The same rules apply to the transition from Australopithecus to the third stage of our assembly. Start flirting with higher calorie foods, nourish the further growth of the brain that helped you to figure out how to get at them in the first place, and presto - Daka, Bodo, Herto, us. Of course, fossils from other places in Ethiopia and beyond also light up the human evolutionary road, often more brightly than those from the Middle Awash. But its long record of change dramatically demonstrates that evolution is a matter of building on what had been built before.
"A car assembly line is an apt analogy," White said. "Bipedality is the frame. Technology is the body. Language is the engine, dropped in toward the end of the assembly; iPhones are the hood ornaments."

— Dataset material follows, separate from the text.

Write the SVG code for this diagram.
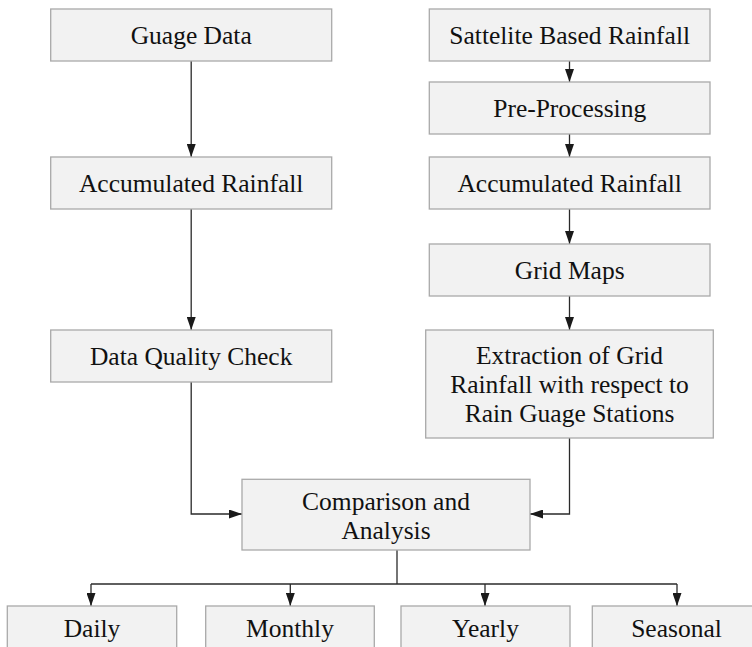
<svg xmlns="http://www.w3.org/2000/svg" width="752" height="647" viewBox="0 0 752 647">
  <defs>
    <marker id="arrow" markerUnits="userSpaceOnUse" markerWidth="13" markerHeight="9" refX="13" refY="4.5" orient="auto">
      <path d="M0,0 L13,4.5 L0,9 z" fill="#1a1a1a"/>
    </marker>
  </defs>
  <style>
    .box { fill: #f2f2f2; stroke: #a9a9a9; stroke-width: 1.3; }
    .conn { fill: none; stroke: #2a2a2a; stroke-width: 1.3; }
  </style>
  <rect width="752" height="647" fill="#ffffff"/>

  <!-- connectors -->
  <g id="connectors">
    <path class="conn" d="M191.2,61 V157" marker-end="url(#arrow)"/>
    <path class="conn" d="M191.2,209 V330" marker-end="url(#arrow)"/>
    <path class="conn" d="M191.2,382 V514 H242" marker-end="url(#arrow)"/>
    <path class="conn" d="M569.5,61 V82" marker-end="url(#arrow)"/>
    <path class="conn" d="M569.5,134 V157" marker-end="url(#arrow)"/>
    <path class="conn" d="M569.5,209 V244" marker-end="url(#arrow)"/>
    <path class="conn" d="M569.5,296 V330" marker-end="url(#arrow)"/>
    <path class="conn" d="M569.5,438 V514 H530" marker-end="url(#arrow)"/>
    <path class="conn" d="M397,550 V584"/>
    <path class="conn" d="M91,584 H677"/>
    <path class="conn" d="M91,584 V606" marker-end="url(#arrow)"/>
    <path class="conn" d="M290.3,584 V606" marker-end="url(#arrow)"/>
    <path class="conn" d="M485,584 V606" marker-end="url(#arrow)"/>
    <path class="conn" d="M677,584 V606" marker-end="url(#arrow)"/>
  </g>

  <g id="nodes" font-family="Liberation Serif" font-size="25.5" fill="#111" text-anchor="middle">
    <!-- gauge branch -->
    <g id="guage-data">
      <rect class="box" x="50.7" y="9" width="281" height="52"/>
      <text x="191.2" y="43.5">Guage Data</text>
    </g>
    <g id="accumulated-gauge">
      <rect class="box" x="50.7" y="157" width="281" height="52"/>
      <text x="191.2" y="191.5">Accumulated Rainfall</text>
    </g>
    <g id="quality-check">
      <rect class="box" x="50.7" y="330" width="281" height="52"/>
      <text x="191.2" y="364.5">Data Quality Check</text>
    </g>

    <!-- satellite branch -->
    <g id="satellite">
      <rect class="box" x="429.3" y="9" width="280.7" height="52"/>
      <text x="569.7" y="43.5">Sattelite Based Rainfall</text>
    </g>
    <g id="pre-processing">
      <rect class="box" x="429.3" y="82" width="280.7" height="52"/>
      <text x="569.7" y="116.5">Pre-Processing</text>
    </g>
    <g id="accumulated-satellite">
      <rect class="box" x="429.3" y="157" width="280.7" height="52"/>
      <text x="569.7" y="191.5">Accumulated Rainfall</text>
    </g>
    <g id="grid-maps">
      <rect class="box" x="429.3" y="244" width="280.7" height="52"/>
      <text x="569.7" y="278.5">Grid Maps</text>
    </g>
    <g id="extraction">
      <rect class="box" x="425.7" y="330" width="287.6" height="108"/>
      <text x="569.5" y="364">Extraction of Grid</text>
      <text x="569.5" y="393">Rainfall with respect to</text>
      <text x="569.5" y="422">Rain Guage Stations</text>
    </g>

    <!-- merge -->
    <g id="comparison">
      <rect class="box" x="242" y="479.3" width="288" height="70.7"/>
      <text x="386" y="510">Comparison and</text>
      <text x="386" y="539">Analysis</text>
    </g>

    <!-- time scales -->
    <g id="daily">
      <rect class="box" x="7.3" y="606" width="169.4" height="60"/>
      <text x="92" y="637">Daily</text>
    </g>
    <g id="monthly">
      <rect class="box" x="205.7" y="606" width="168.6" height="60"/>
      <text x="290" y="637">Monthly</text>
    </g>
    <g id="yearly">
      <rect class="box" x="401" y="606" width="169" height="60"/>
      <text x="485.5" y="637">Yearly</text>
    </g>
    <g id="seasonal">
      <rect class="box" x="592.3" y="606" width="168" height="60"/>
      <text x="676.5" y="637">Seasonal</text>
    </g>
  </g>
</svg>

From that overlook in the Awash, we could also look west, farther into the past to the foothills of the escarpment forming the western margin of the study area. Fragmentary hominid bones have been found there too, extending back to 5.8 million years. Collected over four years by Yohannes Haile-Selassie, they have been given the name Ardipithecus kadabba. Most scientists believe Ar. kadabba to be a "chronospecies" of Ar. ramidus, bearing the same relationship to it that Au. anamensis bears to Au. afarensis: an earlier version of the same basic plan. White and his colleagues would also include in this continuum two even older finds- intriguing six-million-year-old broken thigh bones from Kenya called Orrorin tugenensis and a spectacular, if enigmatic, skull from Chad named Sahelanthropus tchadensis, tentatively dated at close to seven million years old.
However ancient these isolated specimens are, it is Ar. ramidus that, for now at least, gives us the best insight into what lies at the very base of the human lineage: that last common ancestor we share with the chimpanzees. A few months after I returned from the Awash, I asked White what he thought the last common ancestor would have looked like. Nothing like a "missing link" to a chimpanzee, of course. His best guess was that it would resemble Ardi herself, though without the suite of traits that allowed her to walk on two legs, however ineffectively. But this was only a prediction. And if there was one thing I'd learned in the Middle Awash, it was not to trust predictions.
"If you really want to know what something was like, there's only one way," White said. "Go out and find it."